— Provided material —
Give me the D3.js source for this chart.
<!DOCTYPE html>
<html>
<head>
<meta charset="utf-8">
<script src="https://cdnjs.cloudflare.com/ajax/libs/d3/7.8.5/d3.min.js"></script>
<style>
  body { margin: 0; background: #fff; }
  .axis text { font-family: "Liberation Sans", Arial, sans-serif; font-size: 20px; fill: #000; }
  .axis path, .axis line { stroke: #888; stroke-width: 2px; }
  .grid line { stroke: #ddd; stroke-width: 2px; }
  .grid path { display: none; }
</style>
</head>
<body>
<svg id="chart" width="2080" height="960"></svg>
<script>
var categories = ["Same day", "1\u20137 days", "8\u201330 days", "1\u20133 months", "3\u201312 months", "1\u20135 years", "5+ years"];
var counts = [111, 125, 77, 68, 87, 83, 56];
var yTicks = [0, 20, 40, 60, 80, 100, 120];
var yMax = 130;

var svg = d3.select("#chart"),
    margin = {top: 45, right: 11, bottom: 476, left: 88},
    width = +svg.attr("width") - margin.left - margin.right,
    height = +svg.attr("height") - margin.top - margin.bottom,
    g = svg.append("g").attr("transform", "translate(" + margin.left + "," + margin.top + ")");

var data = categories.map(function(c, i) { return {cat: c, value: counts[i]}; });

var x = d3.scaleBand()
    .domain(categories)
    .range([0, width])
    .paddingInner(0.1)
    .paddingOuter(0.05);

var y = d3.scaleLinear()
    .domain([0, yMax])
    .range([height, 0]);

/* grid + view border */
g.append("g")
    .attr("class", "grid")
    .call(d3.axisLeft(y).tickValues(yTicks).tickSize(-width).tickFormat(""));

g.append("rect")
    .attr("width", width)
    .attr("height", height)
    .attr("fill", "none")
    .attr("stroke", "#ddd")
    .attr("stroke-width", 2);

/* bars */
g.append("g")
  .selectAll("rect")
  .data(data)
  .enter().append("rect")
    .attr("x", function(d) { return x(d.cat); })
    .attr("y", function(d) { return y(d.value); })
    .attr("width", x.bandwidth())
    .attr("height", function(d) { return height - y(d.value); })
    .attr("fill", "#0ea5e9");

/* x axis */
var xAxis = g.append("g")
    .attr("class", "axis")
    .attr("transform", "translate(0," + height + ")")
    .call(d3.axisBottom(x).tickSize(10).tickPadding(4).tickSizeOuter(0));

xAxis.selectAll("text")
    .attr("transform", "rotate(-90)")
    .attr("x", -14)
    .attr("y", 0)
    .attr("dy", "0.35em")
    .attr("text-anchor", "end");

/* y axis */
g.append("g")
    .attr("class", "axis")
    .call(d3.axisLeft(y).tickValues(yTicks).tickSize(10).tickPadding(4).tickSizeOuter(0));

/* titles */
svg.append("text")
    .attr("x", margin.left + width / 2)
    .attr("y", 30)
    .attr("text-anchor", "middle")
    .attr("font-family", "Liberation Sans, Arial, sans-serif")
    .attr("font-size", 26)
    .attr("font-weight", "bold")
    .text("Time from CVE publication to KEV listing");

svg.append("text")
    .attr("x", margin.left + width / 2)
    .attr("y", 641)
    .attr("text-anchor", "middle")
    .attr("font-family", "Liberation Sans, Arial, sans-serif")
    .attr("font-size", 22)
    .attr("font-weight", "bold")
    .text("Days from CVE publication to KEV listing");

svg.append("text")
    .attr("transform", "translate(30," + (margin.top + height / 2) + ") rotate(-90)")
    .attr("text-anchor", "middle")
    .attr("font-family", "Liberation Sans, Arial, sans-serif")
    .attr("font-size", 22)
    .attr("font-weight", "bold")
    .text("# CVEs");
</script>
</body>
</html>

— Prompt —
Without changing anything, quote the lines from the top of the data to the line that contains "var data = categories.map(function(c, i)", including that line.

— Final result —
Give me the D3.js source for this chart.
<!DOCTYPE html>
<html>
<head>
<meta charset="utf-8">
<script src="https://cdnjs.cloudflare.com/ajax/libs/d3/7.8.5/d3.min.js"></script>
<style>
  body { margin: 0; background: #fff; }
  .axis text { font-family: "Liberation Sans", Arial, sans-serif; font-size: 20px; fill: #000; }
  .axis path, .axis line { stroke: #888; stroke-width: 2px; }
  .grid line { stroke: #ddd; stroke-width: 2px; }
  .grid path { display: none; }
</style>
</head>
<body>
<svg id="chart" width="2080" height="960"></svg>
<script>
var categories = ["Same day", "1\u20137 days", "8\u201330 days", "1\u20133 months", "3\u201312 months", "1\u20135 years", "5+ years"];
var counts = [111, 125, 77, 68, 87, 83, 56];
var yTicks = [0, 20, 40, 60, 80, 100, 120];
var yMax = 130;

var svg = d3.select("#chart"),
    margin = {top: 45, right: 11, bottom: 476, left: 88},
    width = +svg.attr("width") - margin.left - margin.right,
    height = +svg.attr("height") - margin.top - margin.bottom,
    g = svg.append("g").attr("transform", "translate(" + margin.left + "," + margin.top + ")");

var data = categories.map(function(c, i) { return {cat: c, value: counts[i]}; });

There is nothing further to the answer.